Rohmilch: mehr Geschmack, mehr Risiko?
Ein Mädchen hüpft über eine Bergwiese. In der Hand schwingt es ein Milchkännchen. Das Muhen der Kühe hallt durch das Tal. Auf dem Hof wirft das Mädchen eine Münze in einen Blechkasten. Das Kännchen füllt sich mit frischer Milch. Mehr als 120 solcher Milchtankstellen gibt es bereits in Deutschland. Die Frischmilch-Automaten sind im Trend. Melkbetriebe verkaufen mit den Selbstbedienungs-Maschinen die Milch ihrer Kühe – roh, geschmacklich vollmundig, unerhitzt, aber auch samt Keimen. Ist das Bauernhof-Romantik im Selbst-Service oder Gesundheitsrisiko auf Knopfdruck?
Geschmack vs. Gesundheit
"Aus Rohmilch hergestellt" – für Käseliebhaber ist diese Botschaft eine Produktempfehlung, für Schwangere ist sie eine Produktwarnung. Rohmilch steht sowohl für aromatischen Geschmack als auch für ein gesundheitliches Risiko.

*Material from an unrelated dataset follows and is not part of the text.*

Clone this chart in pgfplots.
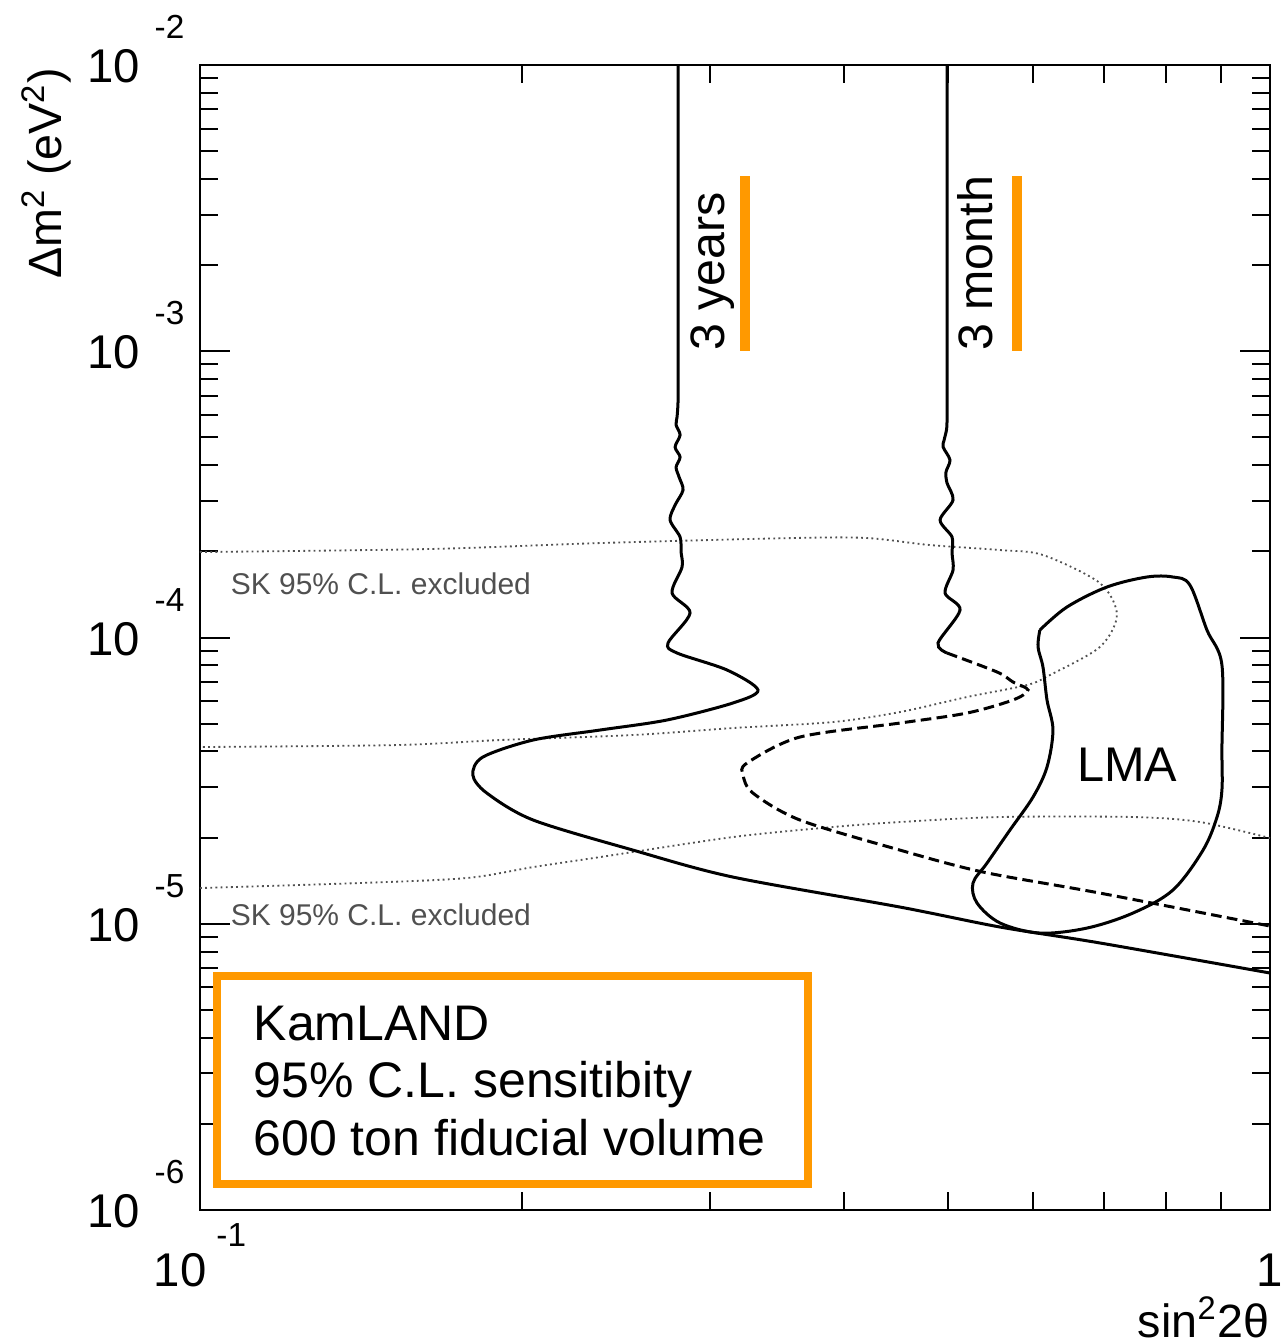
\documentclass[border=0pt]{standalone}
\usepackage{pgfplots}
\pgfplotsset{compat=1.18}
\usepackage{fontspec}
\setmainfont{Liberation Sans}
\definecolor{kamorange}{RGB}{255,153,0}
\definecolor{skgray}{RGB}{80,80,80}
% raised exponent in the ROOT style tick labels
\newcommand{\yexp}[1]{10\hspace{4.5pt}\smash{\raisebox{13.2pt}{\fontsize{10}{10}\selectfont #1}}}
\newcommand{\xexp}[1]{10\hspace{3pt}\raisebox{12pt}{\fontsize{10}{10}\selectfont #1}}

\begin{document}
\begin{tikzpicture}
\begin{axis}[
  name=main,
  xmode=log, ymode=log,
  scale only axis, width=321pt, height=343.5pt,
  xmin=0.1, xmax=1, ymin=1e-6, ymax=1e-2,
  xtick={0.1,1},
  xticklabels={{\xexp{-1}},{1}},
  ytick={1e-6,1e-5,1e-4,1e-3,1e-2},
  yticklabels={{\yexp{-6}},{\yexp{-5}},{\yexp{-4}},{\yexp{-3}},{\yexp{-2}}},
  minor xtick={0.2,0.3,0.4,0.5,0.6,0.7,0.8,0.9},
  minor ytick={2e-6,3e-6,4e-6,5e-6,6e-6,7e-6,8e-6,9e-6,
               2e-5,3e-5,4e-5,5e-5,6e-5,7e-5,8e-5,9e-5,
               2e-4,3e-4,4e-4,5e-4,6e-4,7e-4,8e-4,9e-4,
               2e-3,3e-3,4e-3,5e-3,6e-3,7e-3,8e-3,9e-3},
  tick align=inside,
  major tick length=9pt, minor tick length=5.5pt,
  axis line style={line width=0.6pt},
  every tick/.style={black, line width=0.6pt},
  tick label style={font=\fontsize{14.2}{15}\selectfont, inner sep=0pt},
  yticklabel style={anchor=base east, xshift=-4.5pt, yshift=-5.3pt},
  xticklabel style={anchor=base, yshift=-23pt},
  clip=false,
]

% SK 95% C.L. excluded region, upper band boundary
\addplot[skgray, densely dotted, line width=0.55pt, smooth] coordinates {
  (0.1,1.989e-4) (0.1641,2.038e-4) (0.2365,2.138e-4) (0.3583,2.226e-4)
  (0.4201,2.226e-4) (0.4811,2.104e-4) (0.5595,2.021e-4) (0.6136,1.942e-4)
  (0.6935,1.550e-4) (0.7194,1.199e-4) (0.6935,9.265e-5) (0.6229,7.396e-5)
  (0.5929,6.825e-5) (0.5210,6.197e-5) (0.4510,5.491e-5) (0.3905,5.067e-5)
  (0.3149,4.828e-5) (0.2539,4.564e-5) (0.1907,4.384e-5) (0.1528,4.211e-5)
  (0.1,4.144e-5)
};
% SK 95% C.L. excluded region, lower boundary
\addplot[skgray, densely dotted, line width=0.55pt, smooth] coordinates {
  (0.1,1.333e-5) (0.1411,1.388e-5) (0.1776,1.445e-5) (0.2048,1.578e-5)
  (0.2365,1.710e-5) (0.3149,2.009e-5) (0.3905,2.178e-5) (0.4510,2.267e-5)
  (0.5595,2.360e-5) (0.7447,2.360e-5) (0.8602,2.267e-5) (1.0,1.993e-5)
};

% KamLAND sensitivity, 3 years
\addplot[black, line width=0.9pt, smooth, tension=0.5] coordinates {
  (0.2798,1.0e-2) (0.2798,3.0e-3) (0.2798,1.510e-3) (0.2798,9.0e-4)
  (0.2798,6.755e-4) (0.2792,5.900e-4) (0.2786,5.526e-4) (0.2810,5.098e-4)
  (0.2780,4.628e-4) (0.2810,4.271e-4) (0.2786,3.938e-4) (0.2804,3.636e-4)
  (0.2828,3.276e-4) (0.2780,2.903e-4) (0.2750,2.573e-4) (0.2810,2.244e-4)
  (0.2816,1.989e-4) (0.2822,1.763e-4) (0.2762,1.430e-4) (0.2871,1.218e-4)
  (0.2738,9.568e-5) (0.2792,8.828e-5) (0.3109,7.701e-5) (0.3323,6.556e-5)
  (0.3149,5.906e-5) (0.2731,5.149e-5) (0.2365,4.751e-5) (0.2048,4.384e-5)
  (0.1838,3.823e-5) (0.1799,3.308e-5) (0.1854,2.862e-5) (0.2048,2.304e-5)
  (0.2539,1.809e-5) (0.3149,1.456e-5) (0.4510,1.144e-5) (0.5595,9.74e-6)
  (0.6935,8.57e-6) (1.0,6.73e-6)
};

% KamLAND sensitivity, 3 month: upper solid part
\addplot[black, line width=0.9pt, smooth, tension=0.5] coordinates {
  (0.4991,1.0e-2) (0.4991,3.0e-3) (0.4991,1.510e-3) (0.4991,7.936e-4)
  (0.4991,5.751e-4) (0.4985,5.308e-4) (0.4960,4.898e-4) (0.4949,4.628e-4)
  (0.5023,4.169e-4) (0.4980,3.785e-4) (0.4991,3.465e-4) (0.5056,3.022e-4)
  (0.4917,2.573e-4) (0.5045,2.244e-4) (0.5045,1.973e-4) (0.5056,1.721e-4)
  (0.4970,1.430e-4) (0.5133,1.248e-4) (0.4895,9.568e-5) (0.4991,8.828e-5)
};
% KamLAND sensitivity, 3 month: lower dashed part
\addplot[black, line width=0.9pt, smooth, tension=0.5, dash pattern=on 3.2pt off 1.6pt] coordinates {
  (0.4991,8.828e-5) (0.5559,7.578e-5) (0.5752,6.991e-5) (0.5941,6.556e-5)
  (0.5752,6.050e-5) (0.5210,5.447e-5) (0.4510,5.026e-5) (0.3637,4.491e-5)
  (0.3245,3.643e-5) (0.3218,3.308e-5) (0.3287,2.862e-5) (0.3637,2.304e-5)
  (0.4510,1.809e-5) (0.5393,1.516e-5) (0.6935,1.280e-5) (1.0,9.82e-6)
};

% LMA solution contour
\addplot[black, line width=0.9pt, smooth, tension=0.55] coordinates {
  (0.6095,1.062e-4) (0.6071,9.265e-5) (0.6136,7.888e-5) (0.6189,6.050e-5)
  (0.6269,4.751e-5) (0.6189,3.528e-5) (0.6006,2.772e-5) (0.5715,2.126e-5)
  (0.5440,1.630e-5) (0.5278,1.388e-5) (0.5324,1.182e-5) (0.5595,1.006e-5)
  (0.6095,9.28e-6) (0.6745,9.66e-6) (0.7447,1.090e-5) (0.8116,1.312e-5)
  (0.8659,1.809e-5) (0.8923,2.360e-5) (0.9018,2.932e-5) (0.9018,4.045e-5)
  (0.9018,8.016e-5) (0.8732,1.062e-4) (0.8417,1.526e-4) (0.8116,1.627e-4)
  (0.7674,1.627e-4) (0.7041,1.501e-4) (0.6461,1.278e-4) (0.6095,1.062e-4)
};

% orange markers beside the curve labels
\addplot[kamorange, line width=3pt] coordinates {(0.3231,4.095e-3) (0.3231,1.0e-3)};
\addplot[kamorange, line width=3pt] coordinates {(0.5803,4.095e-3) (0.5803,1.0e-3)};

\node[rotate=90, anchor=base west, inner sep=0pt, font=\fontsize{14.5}{16}\selectfont]
  at (axis cs:0.3089,1.0e-3) {3 years};
\node[rotate=90, anchor=base west, inner sep=0pt, font=\fontsize{14.5}{16}\selectfont]
  at (axis cs:0.5510,1.0e-3) {3 month};

\node[inner sep=0pt, font=\fontsize{14.6}{16}\selectfont] at (axis cs:0.7353,3.585e-5) {LMA};

\node[anchor=base west, inner sep=0pt, text=skgray, font=\fontsize{9}{10}\selectfont]
  at (axis cs:0.1067,1.408e-4) {SK 95\% C.L. excluded};
\node[anchor=base west, inner sep=0pt, text=skgray, font=\fontsize{9}{10}\selectfont]
  at (axis cs:0.1067,9.90e-6) {SK 95\% C.L. excluded};

% KamLAND info box
\draw[kamorange, line width=2.2pt] (axis cs:0.1037,6.57e-6) rectangle (axis cs:0.3700,1.233e-6);
\node[anchor=base west, inner sep=0pt, font=\fontsize{15}{17}\selectfont] at (axis cs:0.1121,3.926e-6) {KamLAND};
\node[anchor=base west, inner sep=0pt, font=\fontsize{15}{17}\selectfont] at (axis cs:0.1121,2.482e-6) {95\% C.L. sensitibity};
\node[anchor=base west, inner sep=0pt, font=\fontsize{15}{17}\selectfont] at (axis cs:0.1121,1.556e-6) {600 ton fiducial volume};

% axis titles
\node[rotate=90, anchor=base east, inner sep=0pt, font=\fontsize{14}{16}\selectfont]
  at (axis cs:0.07431,9.84e-3) {Δm\textsuperscript{2} (eV\textsuperscript{2})};
\node[anchor=base east, inner sep=0pt, font=\fontsize{14}{16}\selectfont]
  at (axis cs:1,3.60e-7) {sin\textsuperscript{2}2θ};
\end{axis}
\pgfresetboundingbox
\path ([xshift=-60pt,yshift=-40.2pt]main.south west) rectangle ([xshift=3.9pt,yshift=19.5pt]main.north east);
\end{tikzpicture}
\end{document}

Woran liegt das?
Rohmilch ist frische Milch, die nach dem Melken zwar gefiltert und gekühlt, aber nicht erhitzt oder behandelt wird. Dadurch bleiben praktisch alle ursprünglichen Nähr- und Geschmacksstoffe erhalten. Ein weiterer Bonus für den Geschmack ist ihr natürlicher Fettgehalt. Der liegt mit 3,8 bis 4,2 Prozent etwas höher als bei standardisierter Vollmilch. Hobelkäse, Greyerzer, Sbrinz oder andere Käsesorten, die aus Rohmilch hergestellt werden, gelten deshalb als vollmundig und besonders aromatisch.
Natürlicher Keimgehalt
Aufgrund ihrer Eigenschaften kann Rohmilch für bestimmte Verbrauchergruppen aber auch gesundheitlich bedenklich sein. Da sie nicht pasteurisiert wird, bleibt in der Rohmilch neben Geschmack, Nährstoffen und Fett auch ihr natürlicher Keimgehalt enthalten. Dieser besteht einerseits aus gesundheitlich unbedenklichen Milchsäurebakterien, kann aber andererseits auch unzählige weitere Keime enthalten. Bei Säuglingen, Kleinkindern, Schwangeren, alten Menschen und Menschen mit geschwächtem Immunsystem können diese Keimbelastungen Lebensmittelinfektionen auslösen.
Das Bundesinstitut für Risikobewertung hat kürzlich erneut darauf hingewiesen, dass Rohmilch aus Milchtankstellen trotz besonderer Hygieneauflagen gesundheitsschädliche Mikroorganismen enthalten kann, die Lebensmittelinfektionen mit dem Bakterium Campylobacter auslösen können. Damit der Verbraucher weiß, womit er es zu tun hat, gibt es verbindliche Kennzeichnungspflichten. Landwirte, die Rohmilch direkt "ab Hof" vertreiben, müssen ein gut sichtbares Hinweisschild mit der Aufschrift "Rohmilch, vor dem Verzehr abkochen" aufstellen. Käse, der aus Rohmilch hergestellt ist, muss den Hinweis "aus Rohmilch" auf dem Etikett tragen.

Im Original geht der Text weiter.